Directed by Carlo Lizzani
Starring Lou Castel, Mark Damon, Pier Paolo Pasolini, Franco Citti, Barbara Frey, Ninetto Davoli
Arrow (Blu-ray & DVD) (US R0 HD/NTSC), Koch/NSM (DVD) (Germany R2 PAL), Medusa (DVD) (Italy R2 PAL) / WS (1.85:1) (16:9), Wild East (DVD) (US R0 NTSC) / WS (1.85:1)
Made at the height of spaghetti western mania, this unusual offering from director Carlo Lizzani came on the heels of his biggest international release, the MGM-distributed The Hills Run Red, so it made sense for him to return to the Wild West again in between in his run of solid cirme films like Wake Up and Die and The Violent Four. What's surprising is that he also turned the project into a politically-charged art film, as much a study in clashing ideals as an indulgence in shoot outs and saloons.
Lou Castel (A Bullet for the General) stars as the title character, so named for his tendency to pray over the bodies of the dead. That trait's been picked up from the Quaker family that raised him after he was found wandering in the desert following the slaughter of his Mexican village at the hands of nefarious Confederate officer George Ferguson (Black Sabbath's Damon, looking eerie and pasty-faced here) and his men. Requiescant is forced to confront the demons of his past when his adopted sister, Princy (Frey), runs away with a theater troupe and ends up in San Antonio as a prostitute under Ferguson's thumb. Fortunately the peace-loving Requiescant turns out to have an affinity for gun slinging and knife throwing, which pits him against the forces responsible for destroying his childhood.
The very violent opening sequence might set up expectations for a rip-roaring action revenge film, but Requiescant has a bit more on its mind with the hero's journey mirrored by frequent injections of revolutionary rhetoric and anti-fascist philosophizing. That shouldn't be too surprising since the film features one of the all-time great Italian directors, Pier Paolo Pasolini, as a revolutionary priest, one of the rare occasions he acted in a film directed by someone else. Also in the cast are a pair of familiar faces from Pasolini's films, Franco Citti (as the villain's right hand man) and a young Ninetto Davoli, Pasolini's muse and companion. Castel's also a peculiar but fascinating piece of casting, a long way from the stoic tough guys played by Clint Eastwood and Lee Van Cleef as he smacks a frying pan against his horse's rear end to keep it galloping.

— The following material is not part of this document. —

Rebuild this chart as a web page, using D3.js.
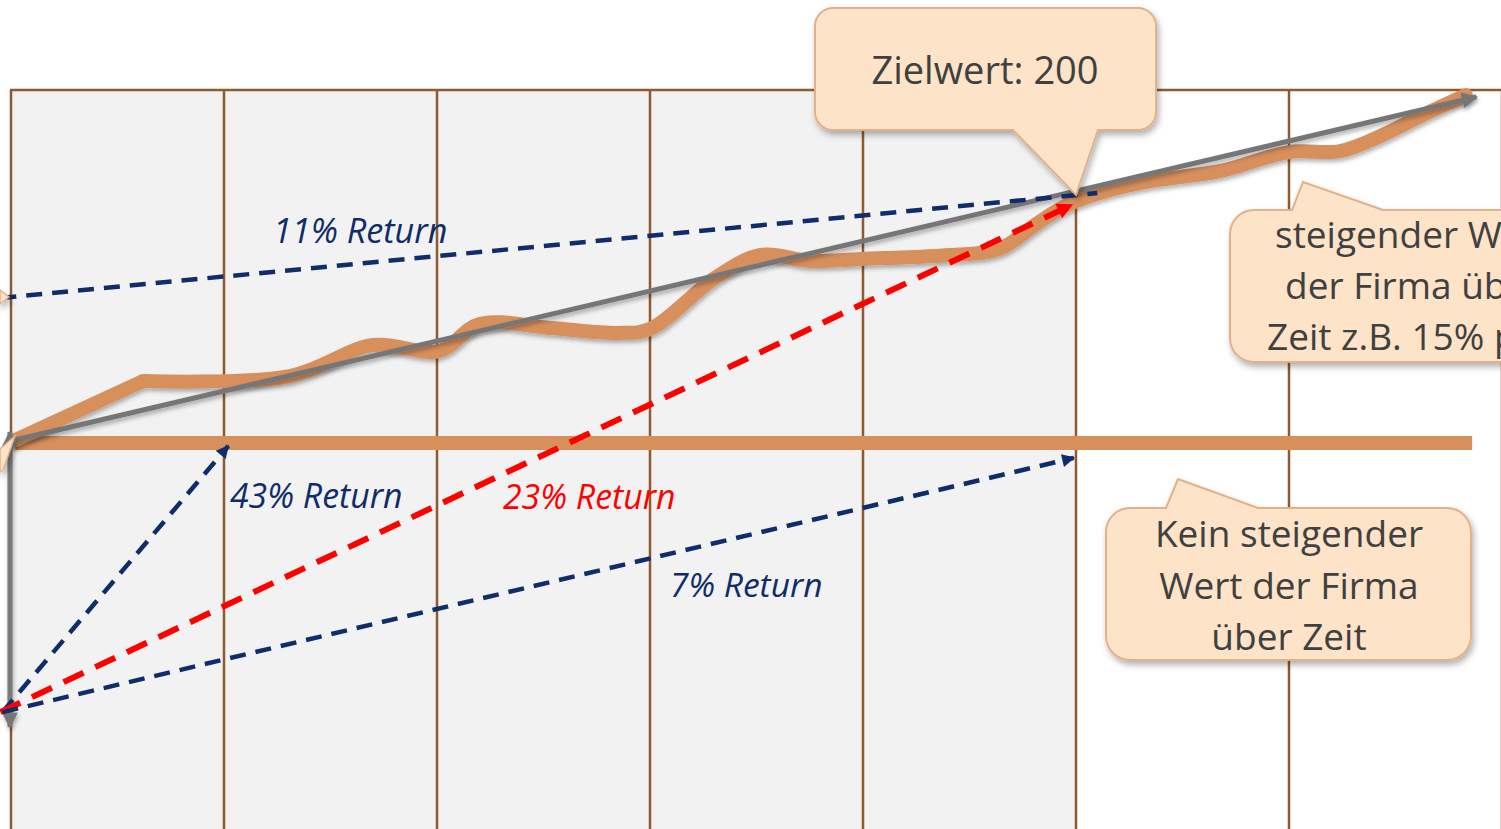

Never given an official U.S. theatrical release, Requiescant made the rounds through Europe and Asia sometimes in English-dubbed form as Kill and Pray, the title used for Wild East for a very limited 2005 release with a so-so, non-anamorphic transfer. Far better is the 2015 edition from Arrow Films simultaneously released in the U.S. and U.K. containing a fresh, vivid new transfer from a 2K scan of the original negative. It's gorgeous and very natural looking with highly impressive textures throughout, and the 1.85:1 framing looks perfect. Both the English and Italian tracks are included, and honestly it's a bit of a toss up as to which one is better. Damon speaks all of his lines in English (albeit dubbed), while the rest of the actors are speaking Italian or something else entirely that matches neither track (or, in a few cases, Spanish). Optional English subtitles are provided for the Italian track, along with an SHD subtitle track for the English dub. Both tracks sound excellent, so try them both and see which one you prefer.
As for extras, Castel appears for a new 13-minute interview (in French with English subtitles) in which he talks about the dividing line of 1968 for making political statements in film, his choice to turn from acting to activism at the time, his work on the wonderfully nuts Matalo!, the anarchist script that transformed with the arrival of communist sympathies behind the camera, and the "Chaplinesque" element he added to his part. A 27-minute archival interview with Lizzani conducted for Koch Media by Freak-o-Rama for the 2012 German DVD is also included, in which he runs through his entire career from early days in neorealism and the process of casting and shooting this film, for which he tried to cast actors who had "resonance beyond behind a movie star" with connections to the cultural battles being waged at the time. Finally the package rounds out with the 3-minute dialogue-free trailer (which only uses the score by Riz Ortolani), the usual reversible artwork featuring the original poster art and a new design by Gilles Vranckx, and an illustrated booklet with a liner notes essay by Pasquale Iannone.